Question

Two small spheres spaced 20.0 cm apart have equal charge.

 

How many excess electrons must be present on each sphere if the magnitude of the force of repulsion between them is 4.57 x 10^-21 N?

 

Number of Electrons = ?

Answer 1

Concepts and reason

Initially calculate the magnitude of charge on each small sphere using definition of electrostatic force between two charged spheres.
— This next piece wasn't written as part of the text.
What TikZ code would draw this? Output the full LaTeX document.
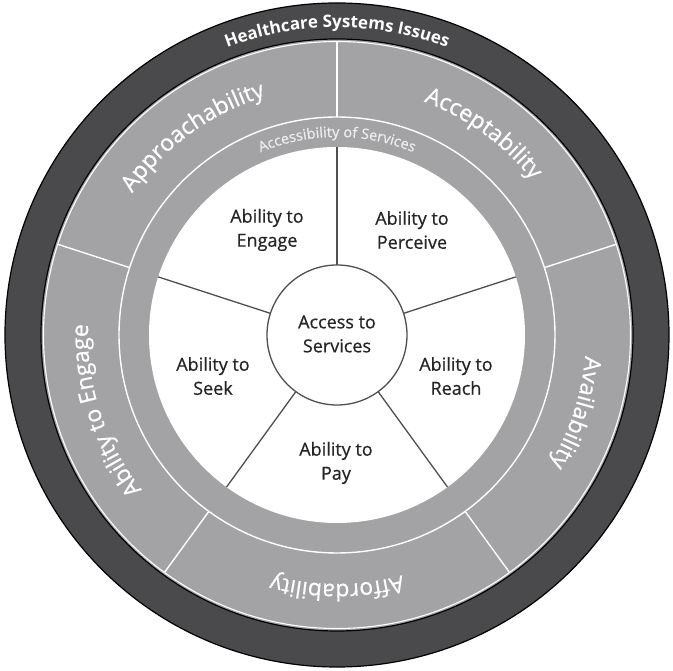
\documentclass[tikz,border=0pt]{standalone}
\usepackage{fontspec}
\setmainfont{Open Sans}
\newfontfamily\semifont[FakeBold=0.6]{Open Sans}
\usetikzlibrary{decorations.text}
\definecolor{ringdark}{HTML}{4A4A4C}
\definecolor{ringgray}{HTML}{A3A3A5}
\definecolor{spokecol}{HTML}{4F4F4F}
\definecolor{labeltext}{HTML}{262626}
\definecolor{acctext}{HTML}{EEEEEE}
\begin{document}
\begin{tikzpicture}[x=1pt,y=1pt,
  inlabel/.style={align=center, text=labeltext, font=\semifont\fontsize{18}{24}\selectfont},
  divider/.style={white, line width=1.4pt},
  spokeline/.style={spokecol, line width=1.3pt},
  ringtext/.style={decorate, decoration={text along path, text align=center, text color=white, text={#1}}}
]
\useasboundingbox (-337,-336) rectangle (336,335);
\fill[white] (-337,-336) rectangle (336,335);
% dark outer ring
\filldraw[fill=ringdark, draw=black, line width=1.2pt] (0,0) circle[radius=332];
\fill[ringgray] (0,0) circle[radius=296];
\draw[black, line width=1.2pt] (0,0) circle[radius=296];
\draw[divider, line width=1.1pt] (0,0) circle[radius=293.5];
% ring between segments and accessibility band
\draw[divider] (0,0) circle[radius=218];
\foreach \a in {18,90,162,234,306}
  \draw[divider] (\a:218) -- (\a:293);
% white disc
\fill[white] (0,0) circle[radius=188];
% spokes
\coordinate (hub) at (0,0);
\foreach \a in {18,90,162,234,306}{
  \coordinate (in\a) at (\a:70);
  \coordinate (out\a) at (\a:188);
  \draw[spokeline] (in\a) -- (out\a);
}
\node[circle, draw=spokecol, line width=1.3pt, fill=white, minimum size=140pt, inner sep=0pt] (center) at (hub) {};
\node[inlabel] (access) at (0,1) {Access to\\Services};
\node[inlabel] (engage) at (-70,105) {Ability to\\Engage};
\node[inlabel] (perceive) at (75,105) {Ability to\\Perceive};
\node[inlabel] (seek) at (-124,-41) {Ability to\\Seek};
\node[inlabel] (reach) at (119,-41) {Ability to\\Reach};
\node[inlabel] (pay) at (-1,-128) {Ability to\\Pay};
% curved texts
\path[ringtext={|\fontsize{17}{17}\selectfont\bfseries|Healthcare Systems Issues}]
  (140:307.5) arc[start angle=140, end angle=40, radius=307.5];
\path[decorate, decoration={text along path, text align=center, text color=acctext,
  text={|\semifont\fontsize{14.5}{15}\selectfont|Accessibility of Services}}]
  (140:198) arc[start angle=140, end angle=40, radius=198];
\path[ringtext={|\semifont\fontsize{23}{23}\selectfont|Approachability}]
  (162:249) arc[start angle=162, end angle=90, radius=249];
\path[ringtext={|\semifont\fontsize{23}{23}\selectfont|Acceptability}]
  (90:249) arc[start angle=90, end angle=18, radius=249];
\path[ringtext={|\semifont\fontsize{23}{23}\selectfont|Availability}]
  (18:249) arc[start angle=18, end angle=-54, radius=249];
\path[ringtext={|\semifont\fontsize{23}{23}\selectfont|Affordability}]
  (-54:249) arc[start angle=-54, end angle=-126, radius=249];
\path[ringtext={|\semifont\fontsize{23}{23}\selectfont|Ability to Engage}]
  (234:249) arc[start angle=234, end angle=162, radius=249];
\end{tikzpicture}
\end{document}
Then use quantization of charge to find the excess number of electrons present on each sphere.

Fundamentals

The electrostatic force ${F_e}$ between two charges ${q_1}$ and ${q_2}$ separated by a distance r is given as follows:

${F_{\rm{e}}} = \frac{{k{q_1}{q_2}}}{{{r^2}}}$

Here, k is the coulomb’s constant.

The charge quantization is given as follows:

$q = ne$

Here, q is the charge on a particle, n is the number of electrons, and e is the charge on an electron.

The electrostatic force ${F_e}$ between two spheres separated by a distance r is given as follows:

${F_e} = k\frac{{{q_1}{q_2}}}{{{r^2}}}$

Here, ${q_1}$ is charge on one sphere, and ${q_2}$ is charge on another sphere.
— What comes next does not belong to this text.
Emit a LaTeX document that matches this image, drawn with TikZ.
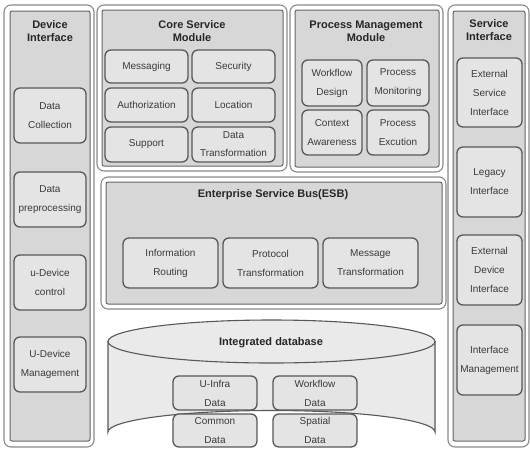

Substitute $q$ for ${q_1}$ and ${q_2}.$

$\begin{array}{l}\\{F_e} = k\frac{{qq}}{{{r^2}}}\\\\{F_e} = k\frac{{{q^2}}}{{{r^2}}}\\\end{array}$

Rearrange the above equation for q.

$q = r\sqrt {\frac{{{F_e}}}{k}}$

Convert the units of distance r from cm to meters as follows:

$\begin{array}{c}\\r = 20\,{\rm{cm}}\left( {\frac{{1\,{\rm{m}}}}{{100\,{\rm{cm}}}}} \right)\\\\ = 0.2\,{\rm{m}}\\\end{array}$

Substitute 0.2 m for r, $9 \times {10^9}{\rm{ N}} \cdot {{\rm{m}}^2}/{{\rm{C}}^2}$ for k, and $4.57 \times {10^{ - 21}}{\rm{ N}}$ for ${F_{\rm{e}}}$ in the above equation $q = r\sqrt {\frac{{{F_e}}}{k}}$ and solve for q.

$\begin{array}{c}\\q = \left( {0.2\,{\rm{m}}} \right)\sqrt {\frac{{4.57 \times {{10}^{ - 21}}\,{\rm{N}}}}{{9 \times {{10}^9}\,{\rm{N}} \cdot {{\rm{m}}^2}/{{\rm{C}}^2}}}} \\\\ = 1.425 \times {10^{ - 16}}\,{\rm{C}}\\\end{array}$

Rearrange the expression $q = ne$ for n.

$n = \frac{q}{e}$

Substitute $1.425 \times {10^{ - 16}}\,{\rm{C}}$ for q, and $1.6 \times {10^{ - 19}}\,{\rm{C}}$ for e, in the above equation and solve for n.

$\begin{array}{c}\\n = \frac{{1.425 \times {{10}^{ - 16}}\,{\rm{C}}}}{{1.6 \times {{10}^{ - 19}}\,{\rm{C}}}}\\\\ = 891\,{\rm{electrons}}\\\end{array}$

Ans:

The excess number of electrons on each sphere is 891.